What is needed:
Both the line containing "Emit a Python" and the line containing "colors = ['#4f81bd', '#c0504d', '#9bbb59']" belong in the copy, as do all lines between them, copied exactly; pictures do not.

Source code of charts:
++++++
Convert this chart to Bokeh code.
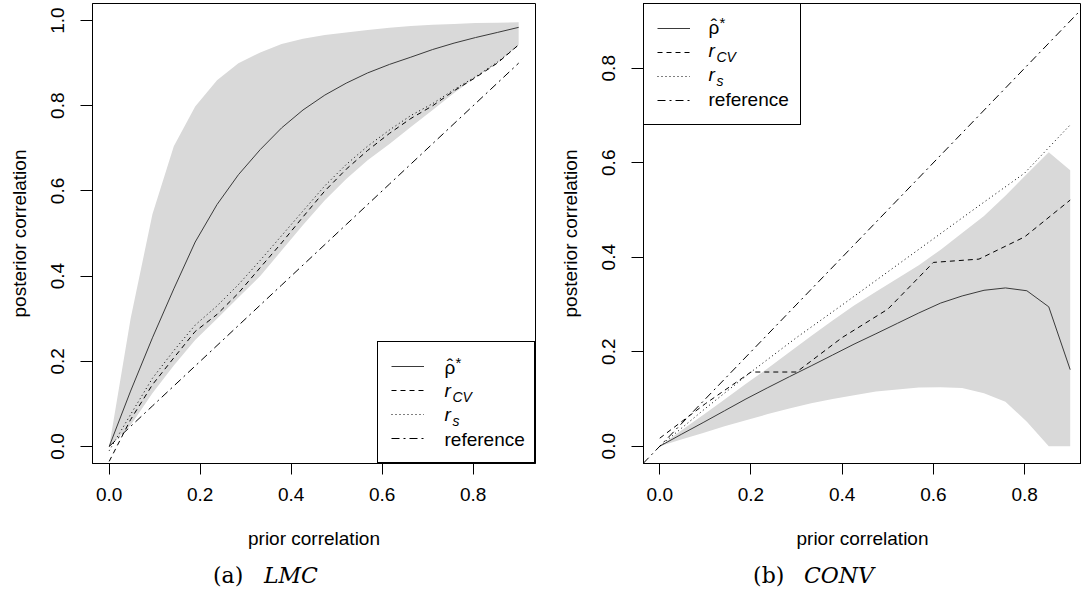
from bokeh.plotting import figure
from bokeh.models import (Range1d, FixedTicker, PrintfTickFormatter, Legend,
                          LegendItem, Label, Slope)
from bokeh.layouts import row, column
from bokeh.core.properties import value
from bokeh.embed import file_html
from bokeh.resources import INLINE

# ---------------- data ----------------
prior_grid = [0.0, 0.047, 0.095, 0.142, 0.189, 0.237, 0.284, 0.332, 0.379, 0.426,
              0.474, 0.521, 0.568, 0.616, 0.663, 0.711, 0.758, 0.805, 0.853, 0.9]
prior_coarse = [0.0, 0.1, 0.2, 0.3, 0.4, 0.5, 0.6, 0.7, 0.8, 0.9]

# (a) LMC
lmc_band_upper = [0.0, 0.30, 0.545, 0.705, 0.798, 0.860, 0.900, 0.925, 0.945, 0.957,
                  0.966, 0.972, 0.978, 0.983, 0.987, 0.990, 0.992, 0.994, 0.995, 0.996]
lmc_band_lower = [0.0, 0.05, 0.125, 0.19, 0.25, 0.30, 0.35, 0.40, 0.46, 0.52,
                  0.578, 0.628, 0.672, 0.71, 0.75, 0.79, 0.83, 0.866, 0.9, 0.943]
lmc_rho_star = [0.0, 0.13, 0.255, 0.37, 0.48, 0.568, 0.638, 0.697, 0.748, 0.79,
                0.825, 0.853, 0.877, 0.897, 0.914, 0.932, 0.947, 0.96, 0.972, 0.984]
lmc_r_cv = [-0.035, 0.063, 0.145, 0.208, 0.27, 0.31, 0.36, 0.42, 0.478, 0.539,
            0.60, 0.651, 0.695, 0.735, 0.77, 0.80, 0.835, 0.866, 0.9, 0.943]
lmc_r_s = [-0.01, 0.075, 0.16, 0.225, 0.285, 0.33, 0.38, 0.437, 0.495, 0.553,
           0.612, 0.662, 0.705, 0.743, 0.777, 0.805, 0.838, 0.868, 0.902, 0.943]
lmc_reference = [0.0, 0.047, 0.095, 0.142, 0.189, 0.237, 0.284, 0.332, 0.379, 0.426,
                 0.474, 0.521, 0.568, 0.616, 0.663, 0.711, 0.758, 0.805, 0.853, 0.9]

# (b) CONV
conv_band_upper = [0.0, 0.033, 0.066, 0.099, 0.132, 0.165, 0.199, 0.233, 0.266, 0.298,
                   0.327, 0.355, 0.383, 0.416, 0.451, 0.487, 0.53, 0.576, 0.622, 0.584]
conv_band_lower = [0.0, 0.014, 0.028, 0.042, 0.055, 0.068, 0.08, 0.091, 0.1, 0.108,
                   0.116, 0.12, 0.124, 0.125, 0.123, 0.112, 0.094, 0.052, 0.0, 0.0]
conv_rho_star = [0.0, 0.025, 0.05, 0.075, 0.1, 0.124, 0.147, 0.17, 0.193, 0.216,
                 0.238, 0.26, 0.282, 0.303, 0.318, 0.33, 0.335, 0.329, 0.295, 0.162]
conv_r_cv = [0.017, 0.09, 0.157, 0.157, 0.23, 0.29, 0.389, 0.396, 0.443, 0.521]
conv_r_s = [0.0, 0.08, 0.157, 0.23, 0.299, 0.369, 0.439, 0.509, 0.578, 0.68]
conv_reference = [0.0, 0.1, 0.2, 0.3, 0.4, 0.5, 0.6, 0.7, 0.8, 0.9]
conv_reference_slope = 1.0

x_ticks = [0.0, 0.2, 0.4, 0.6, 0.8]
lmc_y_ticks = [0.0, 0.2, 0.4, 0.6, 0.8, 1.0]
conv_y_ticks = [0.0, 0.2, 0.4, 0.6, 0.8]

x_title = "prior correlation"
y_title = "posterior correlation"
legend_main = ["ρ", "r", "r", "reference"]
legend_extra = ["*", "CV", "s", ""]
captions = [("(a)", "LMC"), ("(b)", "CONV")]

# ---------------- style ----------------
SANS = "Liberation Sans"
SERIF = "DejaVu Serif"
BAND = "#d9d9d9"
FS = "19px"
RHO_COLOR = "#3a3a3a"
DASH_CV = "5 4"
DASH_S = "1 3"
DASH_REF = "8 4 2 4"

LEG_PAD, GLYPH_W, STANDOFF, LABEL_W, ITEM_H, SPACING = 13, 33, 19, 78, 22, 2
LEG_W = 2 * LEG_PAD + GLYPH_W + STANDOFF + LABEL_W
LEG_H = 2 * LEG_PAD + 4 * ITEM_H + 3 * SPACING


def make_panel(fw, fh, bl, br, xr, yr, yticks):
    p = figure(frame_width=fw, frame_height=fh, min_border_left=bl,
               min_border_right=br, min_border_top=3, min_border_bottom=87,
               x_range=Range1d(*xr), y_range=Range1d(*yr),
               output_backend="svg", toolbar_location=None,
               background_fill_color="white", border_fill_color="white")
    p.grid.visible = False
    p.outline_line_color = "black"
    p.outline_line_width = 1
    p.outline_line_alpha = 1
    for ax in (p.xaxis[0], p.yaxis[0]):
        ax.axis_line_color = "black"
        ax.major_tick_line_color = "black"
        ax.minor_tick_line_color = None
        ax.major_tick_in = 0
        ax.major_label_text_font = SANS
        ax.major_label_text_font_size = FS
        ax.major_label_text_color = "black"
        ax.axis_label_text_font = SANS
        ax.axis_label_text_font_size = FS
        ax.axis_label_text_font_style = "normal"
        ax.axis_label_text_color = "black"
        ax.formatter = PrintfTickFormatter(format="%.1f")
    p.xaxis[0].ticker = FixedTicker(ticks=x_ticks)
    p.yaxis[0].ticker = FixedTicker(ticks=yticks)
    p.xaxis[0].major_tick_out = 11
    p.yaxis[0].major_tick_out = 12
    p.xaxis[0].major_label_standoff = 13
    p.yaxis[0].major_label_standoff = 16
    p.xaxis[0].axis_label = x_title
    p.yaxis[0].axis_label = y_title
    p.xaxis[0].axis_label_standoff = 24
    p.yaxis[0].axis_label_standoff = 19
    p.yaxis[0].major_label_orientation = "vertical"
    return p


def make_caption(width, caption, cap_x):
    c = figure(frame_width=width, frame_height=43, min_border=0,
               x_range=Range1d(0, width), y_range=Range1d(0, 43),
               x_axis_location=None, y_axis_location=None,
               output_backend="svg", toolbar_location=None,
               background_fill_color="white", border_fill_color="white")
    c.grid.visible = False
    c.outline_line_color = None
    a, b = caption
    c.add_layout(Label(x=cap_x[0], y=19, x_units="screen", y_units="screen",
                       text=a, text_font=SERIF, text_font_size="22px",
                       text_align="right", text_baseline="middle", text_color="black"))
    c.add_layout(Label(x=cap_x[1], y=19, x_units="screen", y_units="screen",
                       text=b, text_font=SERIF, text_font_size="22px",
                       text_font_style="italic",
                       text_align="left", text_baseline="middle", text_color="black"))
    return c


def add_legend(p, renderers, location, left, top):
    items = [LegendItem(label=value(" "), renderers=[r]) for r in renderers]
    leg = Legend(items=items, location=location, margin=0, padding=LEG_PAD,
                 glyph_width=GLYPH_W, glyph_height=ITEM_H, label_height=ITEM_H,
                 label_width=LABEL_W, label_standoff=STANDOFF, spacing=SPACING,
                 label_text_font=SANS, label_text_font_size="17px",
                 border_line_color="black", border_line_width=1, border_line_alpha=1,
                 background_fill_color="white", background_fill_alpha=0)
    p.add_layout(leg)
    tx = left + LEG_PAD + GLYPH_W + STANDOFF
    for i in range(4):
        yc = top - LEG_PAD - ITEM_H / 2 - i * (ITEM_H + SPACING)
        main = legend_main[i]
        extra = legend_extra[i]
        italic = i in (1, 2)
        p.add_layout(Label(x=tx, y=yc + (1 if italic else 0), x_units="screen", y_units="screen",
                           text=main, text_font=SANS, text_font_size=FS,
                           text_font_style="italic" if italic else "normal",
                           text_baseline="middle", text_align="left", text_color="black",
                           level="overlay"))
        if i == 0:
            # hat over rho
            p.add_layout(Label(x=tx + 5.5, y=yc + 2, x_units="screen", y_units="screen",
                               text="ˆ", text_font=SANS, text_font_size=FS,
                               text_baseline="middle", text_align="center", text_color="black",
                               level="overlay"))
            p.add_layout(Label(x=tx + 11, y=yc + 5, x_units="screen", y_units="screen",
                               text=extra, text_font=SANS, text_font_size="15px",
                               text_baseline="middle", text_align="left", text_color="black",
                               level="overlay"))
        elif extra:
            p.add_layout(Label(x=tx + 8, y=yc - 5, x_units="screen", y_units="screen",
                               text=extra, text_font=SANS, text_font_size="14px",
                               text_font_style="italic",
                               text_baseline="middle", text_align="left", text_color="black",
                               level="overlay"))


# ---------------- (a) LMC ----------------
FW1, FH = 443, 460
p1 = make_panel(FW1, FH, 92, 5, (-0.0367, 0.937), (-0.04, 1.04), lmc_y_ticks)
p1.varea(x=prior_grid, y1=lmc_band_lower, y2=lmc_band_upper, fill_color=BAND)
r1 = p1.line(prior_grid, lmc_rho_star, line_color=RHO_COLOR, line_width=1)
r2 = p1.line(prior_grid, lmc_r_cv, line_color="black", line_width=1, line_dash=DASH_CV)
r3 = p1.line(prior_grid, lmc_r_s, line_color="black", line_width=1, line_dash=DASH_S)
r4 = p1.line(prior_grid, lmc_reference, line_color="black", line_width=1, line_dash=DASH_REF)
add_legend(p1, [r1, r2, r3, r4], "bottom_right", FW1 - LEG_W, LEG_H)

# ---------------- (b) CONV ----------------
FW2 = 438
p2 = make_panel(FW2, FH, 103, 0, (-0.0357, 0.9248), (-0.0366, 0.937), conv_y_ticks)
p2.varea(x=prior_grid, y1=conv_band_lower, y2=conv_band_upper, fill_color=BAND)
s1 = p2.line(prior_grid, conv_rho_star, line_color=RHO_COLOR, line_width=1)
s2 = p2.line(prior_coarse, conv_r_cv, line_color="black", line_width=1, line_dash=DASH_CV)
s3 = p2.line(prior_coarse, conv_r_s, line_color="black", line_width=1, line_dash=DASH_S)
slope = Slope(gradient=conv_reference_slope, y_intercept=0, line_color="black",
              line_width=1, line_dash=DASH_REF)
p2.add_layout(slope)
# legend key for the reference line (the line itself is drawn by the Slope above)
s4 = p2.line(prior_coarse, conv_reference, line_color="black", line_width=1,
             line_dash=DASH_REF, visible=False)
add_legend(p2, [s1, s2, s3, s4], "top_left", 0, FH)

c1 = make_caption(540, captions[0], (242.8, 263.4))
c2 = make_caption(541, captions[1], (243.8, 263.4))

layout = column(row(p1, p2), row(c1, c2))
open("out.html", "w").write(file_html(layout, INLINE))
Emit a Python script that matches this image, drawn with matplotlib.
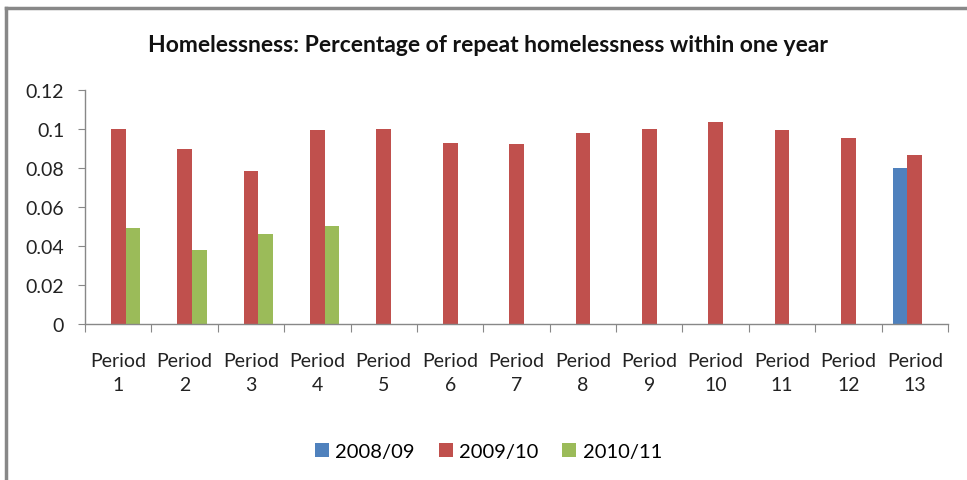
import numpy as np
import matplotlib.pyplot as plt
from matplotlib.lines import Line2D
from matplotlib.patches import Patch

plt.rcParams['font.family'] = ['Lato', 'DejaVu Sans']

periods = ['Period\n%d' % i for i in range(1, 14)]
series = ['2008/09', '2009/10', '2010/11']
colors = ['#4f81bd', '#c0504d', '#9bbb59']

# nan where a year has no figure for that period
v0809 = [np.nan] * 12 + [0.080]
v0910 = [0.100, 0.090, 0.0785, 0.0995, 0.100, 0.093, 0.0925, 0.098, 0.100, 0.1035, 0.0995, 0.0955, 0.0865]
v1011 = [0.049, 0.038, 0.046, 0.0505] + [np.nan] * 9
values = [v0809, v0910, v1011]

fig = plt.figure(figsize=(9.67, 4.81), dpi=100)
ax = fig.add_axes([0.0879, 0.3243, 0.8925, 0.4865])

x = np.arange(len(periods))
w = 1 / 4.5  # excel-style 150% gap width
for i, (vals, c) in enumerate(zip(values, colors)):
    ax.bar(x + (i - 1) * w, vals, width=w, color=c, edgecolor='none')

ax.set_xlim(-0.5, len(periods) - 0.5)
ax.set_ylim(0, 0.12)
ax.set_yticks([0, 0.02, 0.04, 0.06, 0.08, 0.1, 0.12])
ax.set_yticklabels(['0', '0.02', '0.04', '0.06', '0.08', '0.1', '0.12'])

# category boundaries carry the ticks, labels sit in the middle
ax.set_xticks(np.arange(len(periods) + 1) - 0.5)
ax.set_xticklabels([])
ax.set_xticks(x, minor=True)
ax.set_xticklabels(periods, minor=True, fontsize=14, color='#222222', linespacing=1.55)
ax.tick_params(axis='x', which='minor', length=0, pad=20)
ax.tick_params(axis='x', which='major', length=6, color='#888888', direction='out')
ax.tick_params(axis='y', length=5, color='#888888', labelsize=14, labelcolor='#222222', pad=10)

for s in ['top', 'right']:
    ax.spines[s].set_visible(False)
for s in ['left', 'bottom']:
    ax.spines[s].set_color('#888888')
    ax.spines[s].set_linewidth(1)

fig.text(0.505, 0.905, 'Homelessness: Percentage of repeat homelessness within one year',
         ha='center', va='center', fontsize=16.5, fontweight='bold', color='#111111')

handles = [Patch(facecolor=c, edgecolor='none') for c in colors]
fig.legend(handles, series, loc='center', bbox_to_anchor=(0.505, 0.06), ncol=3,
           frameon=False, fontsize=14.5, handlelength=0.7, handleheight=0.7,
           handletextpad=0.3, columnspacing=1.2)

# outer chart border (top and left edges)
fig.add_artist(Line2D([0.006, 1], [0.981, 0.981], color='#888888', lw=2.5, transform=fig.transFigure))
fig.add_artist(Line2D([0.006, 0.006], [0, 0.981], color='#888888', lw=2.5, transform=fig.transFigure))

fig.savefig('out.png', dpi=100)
++++++
Exercise solution:
Emit a Python script that matches this image, drawn with matplotlib.
import numpy as np
import matplotlib.pyplot as plt
from matplotlib.lines import Line2D
from matplotlib.patches import Patch

plt.rcParams['font.family'] = ['Lato', 'DejaVu Sans']

periods = ['Period\n%d' % i for i in range(1, 14)]
series = ['2008/09', '2009/10', '2010/11']
colors = ['#4f81bd', '#c0504d', '#9bbb59']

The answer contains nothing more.